AFRIN and RISH AYNO (RAS AL-AYN), Syria – On Tuesday, clashes erupted in Afrin city between members of Firqat al-Hamza, a militia of the Syrian National Army (SNA), a collection of militias, including several espousing Islamist ideologies, formed and funded by Turkey. Disputes over the distribution of hundreds of stolen sheep led to an exchange of small arms fire. It is unclear if the incident caused any casualties among the militiamen or nearby civilians.

In-fighting amongst the groups of the SNA is a common occurrence in the areas under their control.

Once considered the safest areas in a country devastated by years of civil war, Afrin, in Syria’s northwest, has become a region typified by lawlessness since it was invaded and occupied by Turkey and the SNA in January 2018. Looting, forced displacement, abduction, extortion, and the disappearance of women from public life have become the norm.

On Saturday, militiamen from Firqat al-Hamza exchanged fire with shepherds who had settled in village of Faqira from other parts of Syria after the militiamen attempted to steal yet more sheep. Several days earlier, the men had stolen at least a dozen sheep from a shepherd in the village.

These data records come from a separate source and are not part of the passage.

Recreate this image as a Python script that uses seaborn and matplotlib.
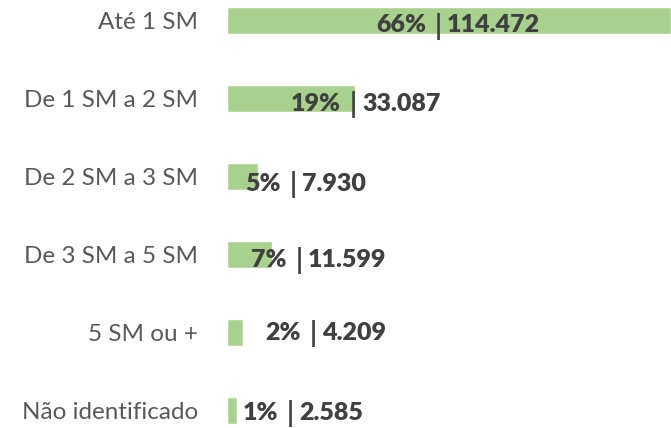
import matplotlib
matplotlib.use("Agg")
import matplotlib.pyplot as plt
import matplotlib.transforms as mtransforms
import seaborn as sns

categories = ["Até 1 SM", "De 1 SM a 2 SM", "De 2 SM a 3 SM", "De 3 SM a 5 SM",
              "5 SM ou +", "Não identificado"]
counts = [114472, 33087, 7930, 11599, 4209, 2585]
percents = [66, 19, 5, 7, 2, 1]

# where the "|" of each value label sits (axes fraction), and small vertical nudges (px)
sep_x = [0.475, 0.284, 0.149, 0.162, 0.194, 0.142]
label_dy = [-5, -5, -7, -5, 0, -2]

sns.set_style("white")
plt.rcParams["font.family"] = ["Lato", "DejaVu Sans"]

fig = plt.figure(figsize=(6.71, 4.28), dpi=100)
ax = fig.add_axes([227 / 671, 0, 444 / 671, 1])

sns.barplot(x=counts, y=categories, orient="h", color="#a9d18e", saturation=1,
            width=0.346, ax=ax)

ax.set_xlim(0, 114472)
ax.set_ylim(5.218, -0.262)
sns.despine(ax=ax, left=True, bottom=True, top=True, right=True)
ax.set_xticks([])
ax.set_xlabel("")
ax.set_ylabel("")
ax.tick_params(axis="y", length=0, pad=21, labelsize=17.5, labelcolor="#595959")

trans = mtransforms.blended_transform_factory(ax.transAxes, ax.transData)
dark = "#404040"
for i, (n, p) in enumerate(zip(counts, percents)):
    xy = (sep_x[i], i)
    ax.annotate(f"{p}%", xy=xy, xycoords=trans, xytext=(-12, label_dy[i]),
                textcoords="offset pixels", ha="right", va="center",
                fontsize=18, fontweight="heavy", color=dark)
    ax.annotate("|", xy=xy, xycoords=trans, xytext=(0, label_dy[i] - 1),
                textcoords="offset pixels", ha="center", va="center",
                fontsize=20, fontweight="bold", color=dark)
    ax.annotate(f"{n:,}".replace(",", "."), xy=xy, xycoords=trans,
                xytext=(9, label_dy[i]), textcoords="offset pixels",
                ha="left", va="center", fontsize=18, fontweight="heavy",
                color=dark)

fig.savefig("out.png", dpi=100)
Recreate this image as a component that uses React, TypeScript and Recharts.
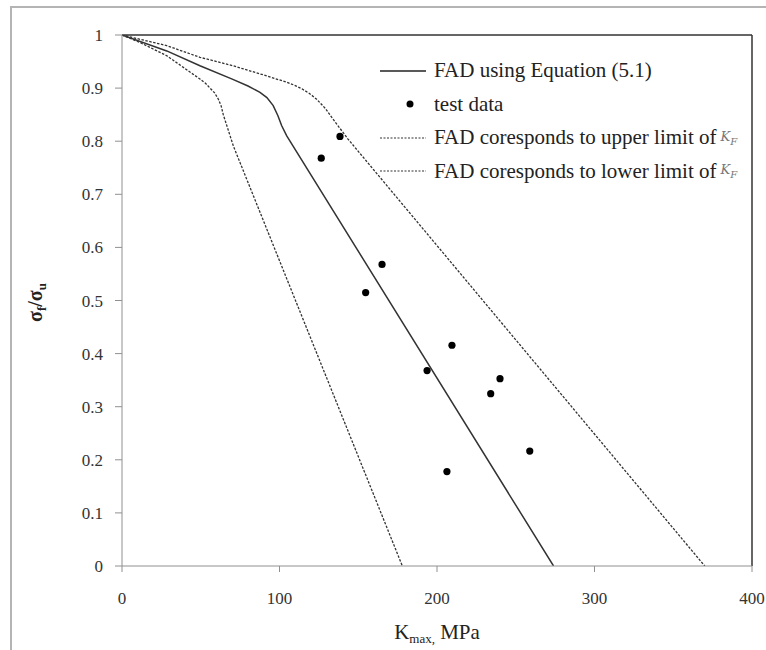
import React from 'react';
import { ComposedChart, Line, Scatter, XAxis, YAxis, ReferenceLine } from 'recharts';

const fadX = [0, 28.4, 49.5, 70, 80, 87.6, 92, 96, 99, 101.4, 104.6, 274];
const fadY = [1, 0.97, 0.942, 0.917, 0.904, 0.892, 0.882, 0.867, 0.848, 0.829, 0.81, 0];

const upperX = [0, 28.4, 49.5, 70.5, 91.9, 104.6, 109, 114, 119, 123.6, 129, 134, 143.5, 370];
const upperY = [1, 0.98, 0.958, 0.942, 0.923, 0.911, 0.906, 0.899, 0.89, 0.879, 0.862, 0.8415, 0.804, 0];

const lowerX = [0, 11.4, 28.4, 49.5, 53, 55.9, 58.8, 61.2, 63, 64.3, 70.7, 178];
const lowerY = [1, 0.986, 0.961, 0.917, 0.909, 0.9, 0.891, 0.879, 0.866, 0.85, 0.791, 0];

const testX = [126.5, 138.4, 154.7, 165.1, 193.7, 209.5, 234.1, 240, 258.9, 206.3];
const testY = [0.768, 0.809, 0.515, 0.568, 0.368, 0.4157, 0.3245, 0.3528, 0.2164, 0.1779];

const xTicks = [0, 100, 200, 300, 400];
const yTicks = [0, 0.1, 0.2, 0.3, 0.4, 0.5, 0.6, 0.7, 0.8, 0.9, 1];

const zip = (xs: number[], ys: number[]) => xs.map((x, i) => ({ x, y: ys[i] }));
const fadData = zip(fadX, fadY);
const upperData = zip(upperX, upperY);
const lowerData = zip(lowerX, lowerY);
const testData = zip(testX, testY);

const SERIF = '"Liberation Serif", "Times New Roman", serif';

const KF = () => (
  <span style={{ fontFamily: '"DejaVu Serif", serif', fontStyle: 'italic', color: '#777', fontSize: 13, marginLeft: 4 }}>
    K<sub style={{ fontSize: 10 }}>F</sub>
  </span>
);

const XTick = (p: any) => (
  <text x={p.x} y={p.y + 12} textAnchor="middle" fontFamily={SERIF} fontSize={17} fill="#333">
    {p.payload.value}
  </text>
);

const YTick = (p: any) => (
  <text x={p.x} y={p.y + 6} textAnchor="end" fontFamily={SERIF} fontSize={17} fill="#333">
    {String(Math.round(p.payload.value * 10) / 10)}
  </text>
);

const LegendBox = () => {
  const row: React.CSSProperties = { display: 'flex', alignItems: 'center', height: 33.5, whiteSpace: 'nowrap' };
  const sample: React.CSSProperties = { width: 46, marginRight: 8, display: 'flex', alignItems: 'center', justifyContent: 'center' };
  return (
    <div style={{ fontFamily: SERIF, fontSize: 21, color: '#222' }}>
      <div style={row}>
        <div style={sample}><svg width={46} height={4}><line x1={0} y1={2} x2={46} y2={2} stroke="#222" strokeWidth={1.5} /></svg></div>
        FAD using Equation (5.1)
      </div>
      <div style={row}>
        <div style={sample}><svg width={46} height={10}><circle cx={30} cy={5} r={3.5} fill="#000" /></svg></div>
        test data
      </div>
      <div style={row}>
        <div style={sample}><svg width={46} height={4}><line x1={0} y1={2} x2={46} y2={2} stroke="#333" strokeWidth={1.2} strokeDasharray="2 1.5" /></svg></div>
        FAD coresponds to upper limit of<KF />
      </div>
      <div style={row}>
        <div style={sample}><svg width={46} height={4}><line x1={0} y1={2} x2={46} y2={2} stroke="#333" strokeWidth={1.2} strokeDasharray="2 1.5" /></svg></div>
        FAD coresponds to lower limit of<KF />
      </div>
    </div>
  );
};

export default function App() {
  return (
    <div style={{ position: 'absolute', left: 0, top: 0, width: 766, height: 650, background: '#fff' }}>
      <div style={{ position: 'absolute', left: 10, top: 6, width: 756, height: 644, borderLeft: '2px solid #b4b4b4', borderTop: '2px solid #b4b4b4' }} />
      <div style={{ position: 'absolute', left: 0, top: 0 }}>
        <ComposedChart width={766} height={650} margin={{ left: 62, top: 35, right: 14, bottom: 54 }}>
          <XAxis
            type="number"
            dataKey="x"
            domain={[0, 400]}
            ticks={xTicks}
            allowDataOverflow
            height={30}
            tickSize={6}
            tickMargin={20}
            stroke="#909090"
            tick={<XTick />}
            label={{
              content: (p: any) => {
                const vb = p.viewBox;
                return (
                  <text x={vb.x + vb.width / 2} y={vb.y + 73} textAnchor="middle" fontFamily={SERIF} fontSize={21} fill="#222">
                    K<tspan fontSize={13} dy={4}>max,</tspan><tspan dy={-4}> MPa</tspan>
                  </text>
                );
              },
            }}
          />
          <YAxis
            type="number"
            dataKey="y"
            domain={[0, 1]}
            ticks={yTicks}
            allowDataOverflow
            width={60}
            tickSize={7}
            tickMargin={12}
            stroke="#909090"
            tick={<YTick />}
            label={{
              content: (p: any) => {
                const vb = p.viewBox;
                const cx = 42;
                const cy = vb.y + vb.height / 2 + 2;
                return (
                  <text x={cx} y={cy} transform={`rotate(-90 ${cx} ${cy})`} textAnchor="middle" fontFamily={SERIF} fontSize={20} fontWeight="bold" fill="#222">
                    σ<tspan fontSize={13} dy={4}>f</tspan><tspan dy={-4}>/σ</tspan><tspan fontSize={13} dy={4}>u</tspan>
                  </text>
                );
              },
            }}
          />
          <ReferenceLine y={1} stroke="#333" strokeWidth={1.5} />
          <ReferenceLine x={400} stroke="#333" strokeWidth={1.5} />
          <Line data={lowerData} dataKey="y" type="linear" stroke="#333" strokeWidth={1.3} strokeDasharray="2.5 1.5" dot={false} isAnimationActive={false} legendType="none" />
          <Line data={upperData} dataKey="y" type="linear" stroke="#333" strokeWidth={1.3} strokeDasharray="2.5 1.5" dot={false} isAnimationActive={false} legendType="none" />
          <Line data={fadData} dataKey="y" type="linear" stroke="#333" strokeWidth={1.5} dot={false} isAnimationActive={false} legendType="none" />
          <Scatter data={testData} dataKey="y" fill="#000" isAnimationActive={false} shape={(p: any) => <circle cx={p.cx} cy={p.cy} r={3.6} fill="#000" />} />
        </ComposedChart>
      </div>
      <div style={{ position: 'absolute', left: 380, top: 54 }}>
        <LegendBox />
      </div>
    </div>
  );
}
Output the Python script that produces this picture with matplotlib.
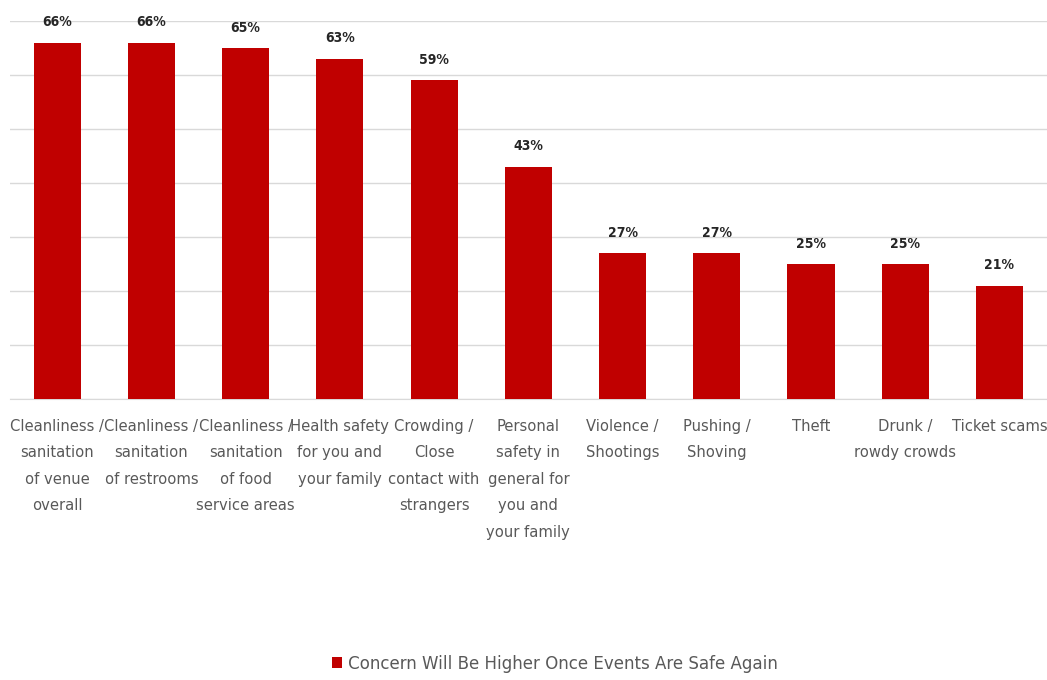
import matplotlib
matplotlib.use('Agg')
import matplotlib.pyplot as plt
from matplotlib.patches import Patch
import numpy as np

categories = [
    'Cleanliness /\nsanitation\nof venue\noverall',
    'Cleanliness /\nsanitation\nof restrooms',
    'Cleanliness /\nsanitation\nof food\nservice areas',
    'Health safety\nfor you and\nyour family',
    'Crowding /\nClose\ncontact with\nstrangers',
    'Personal\nsafety in\ngeneral for\nyou and\nyour family',
    'Violence /\nShootings',
    'Pushing /\nShoving',
    'Theft',
    'Drunk /\nrowdy crowds',
    'Ticket scams',
]
values = [66, 66, 65, 63, 59, 43, 27, 27, 25, 25, 21]
series_name = 'Concern Will Be Higher Once Events Are Safe Again'

plt.rcParams['font.family'] = ['DejaVu Sans']
plt.rcParams['font.stretch'] = 'condensed'

bar_color = '#C00000'
text_gray = '#595959'

fig = plt.figure(figsize=(10.47, 6.80), dpi=100)
ax = fig.add_axes([0.0096, 0.413, 0.99, 0.556])

x = np.arange(len(values))
bars = ax.bar(x, values, width=0.5, color=bar_color, zorder=3)

for xi, v in zip(x, values):
    ax.text(xi, v + 2.5, f'{v}%', ha='center', va='bottom', fontsize=10,
            fontweight='bold', color='#262626', clip_on=False)

ax.set_xlim(-0.5, len(values) - 0.5)
ax.set_ylim(0, 70)
ax.set_yticks(np.arange(0, 71, 10))
ax.yaxis.grid(True, color='#D9D9D9', linewidth=1, zorder=0)
ax.set_yticklabels([])
ax.tick_params(axis='y', length=0)
ax.tick_params(axis='x', length=0, pad=14)
ax.set_xticks(x)
ax.set_xticklabels(categories, fontsize=11.8, color=text_gray, linespacing=1.96)
for s in ['top', 'right', 'left']:
    ax.spines[s].set_visible(False)
ax.spines['bottom'].set_color('#D9D9D9')

handle = Patch(facecolor=bar_color, edgecolor='none')
fig.legend([handle], [series_name], loc='center', bbox_to_anchor=(0.53, 0.024),
           frameon=False, fontsize=13.3, handlelength=0.55, handleheight=0.55,
           handletextpad=0.35, labelcolor=text_gray)

fig.savefig('out.png', dpi=100)
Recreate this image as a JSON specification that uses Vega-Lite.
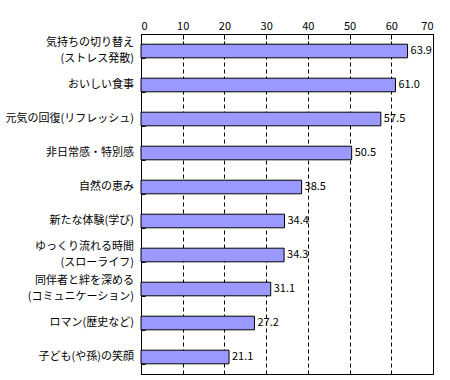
{
  "$schema": "https://vega.github.io/schema/vega-lite/v6.json",
  "width": 292,
  "height": 340,
  "autosize": {"type": "none"},
  "padding": {"left": 141, "top": 34, "right": 17, "bottom": 6},
  "background": "white",
  "config": {
    "view": {"stroke": "black", "strokeWidth": 1},
    "font": "Noto Sans CJK JP"
  },
  "data": {
    "values": [
      {"label": "気持ちの切り替え\n(ストレス発散)", "value": 63.9},
      {"label": "おいしい食事", "value": 61.0},
      {"label": "元気の回復(リフレッシュ)", "value": 57.5},
      {"label": "非日常感・特別感", "value": 50.5},
      {"label": "自然の恵み", "value": 38.5},
      {"label": "新たな体験(学び)", "value": 34.4},
      {"label": "ゆっくり流れる時間\n(スローライフ)", "value": 34.3},
      {"label": "同伴者と絆を深める\n(コミュニケーション)", "value": 31.1},
      {"label": "ロマン(歴史など)", "value": 27.2},
      {"label": "子ども(や孫)の笑顔", "value": 21.1}
    ]
  },
  "encoding": {
    "y": {
      "field": "label",
      "type": "nominal",
      "sort": null,
      "scale": {"paddingInner": 0.6, "paddingOuter": 0.3},
      "axis": {
        "title": null,
        "labels": false,
        "tickBand": "extent",
        "tickSize": -4,
        "tickColor": "black",
        "domainColor": "black"
      }
    },
    "x": {
      "field": "value",
      "type": "quantitative",
      "scale": {"domain": [0, 70], "nice": false},
      "axis": {
        "orient": "top",
        "title": null,
        "values": [0, 10, 20, 30, 40, 50, 60, 70],
        "labelFontSize": 11,
        "labelColor": "black",
        "labelPadding": 8,
        "tickSize": -5,
        "tickColor": "black",
        "domainColor": "black",
        "grid": true,
        "gridColor": "black",
        "gridDash": [4, 3],
        "gridOpacity": 1
      }
    }
  },
  "layer": [
    {
      "mark": {"type": "bar", "fill": "#9999FF", "stroke": "black", "strokeWidth": 1}
    },
    {
      "mark": {"type": "text", "align": "left", "dx": 3, "fontSize": 11, "color": "black"},
      "encoding": {"text": {"field": "value", "type": "quantitative", "format": ".1f"}}
    },
    {
      "transform": [{"filter": "indexof(datum.label, '\\n') < 0"}],
      "mark": {"type": "text", "align": "right", "baseline": "middle", "dx": -7, "fontSize": 11, "color": "black"},
      "encoding": {
        "x": {"datum": 0},
        "text": {"field": "label"}
      }
    },
    {
      "transform": [{"filter": "indexof(datum.label, '\\n') >= 0"}],
      "mark": {"type": "text", "align": "right", "baseline": "middle", "dx": -7, "dy": -8, "fontSize": 11, "lineHeight": 16, "lineBreak": "\n", "color": "black"},
      "encoding": {
        "x": {"datum": 0},
        "text": {"field": "label"}
      }
    }
  ]
}
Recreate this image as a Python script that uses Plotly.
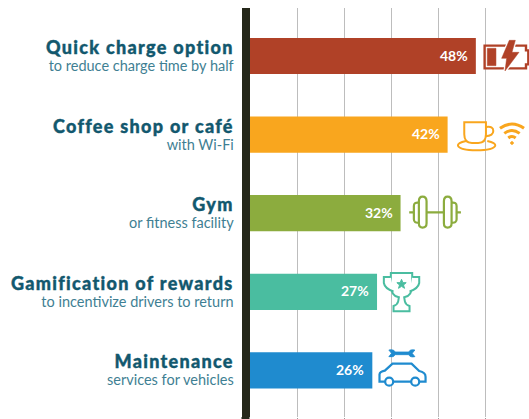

Similarly, factions of the SNA occupying Tel Abyad, Rish Ayno (Ras al-Ayn), and the surrounding area continue to loot the property of civilians they accuse of having dealt with the Syrian Democratic Forces (SDF) or the Democratic Autonomous Administration (DAA) of North and East Syria.

In-fighting occurred in Rish Ayno as well, with upwards of five separate SNA factions exchanging small arms fire over the possession of stolen civilian houses, according to local sources.

Turkey and the SNA invaded the Tel Abyad / Rish Ayno area in October 2019 amidst the announcement of a U.S. withdrawal from Syria. An estimate 300,000 civilians were displaced during the fighting. Many of those displaced have not returned to their homes. Those who have returned have been subjected to harassment, abduction, and worse.

Earlier this week, the SNA also burned down homes in a number of Yazidi villages, stating they had done so because Yazidis are “infidels”. The vast majority of the Yazidi community of Rish Ayno, some 1,000 people, fled the area during the Turkish-SNA invasion, leaving behind their homes and belongings.

Given the Islamist ideology of several of the Turkish-backed factions involved in the SNA, it is unlikely the Yazidi’s of the area will be able to return to their homes anytime soon. The Syrian Observatory for Human Rights (SOHR) reported on Tuesday that the SNA’s Sultan Murad Brigade desecrated a Yazidi cemetery in the village of Jan Tamer, east of Rish Ayno.

Displacement, however, seems to be the point. “Turkish-backed factions, supported and facilitated by the Turkish government, are resettling families of fighters loyal to them in these villages, as they do in other areas under their control,” reported SOHR. “Dozens of families were relocated this spring to the village of Merikesh.”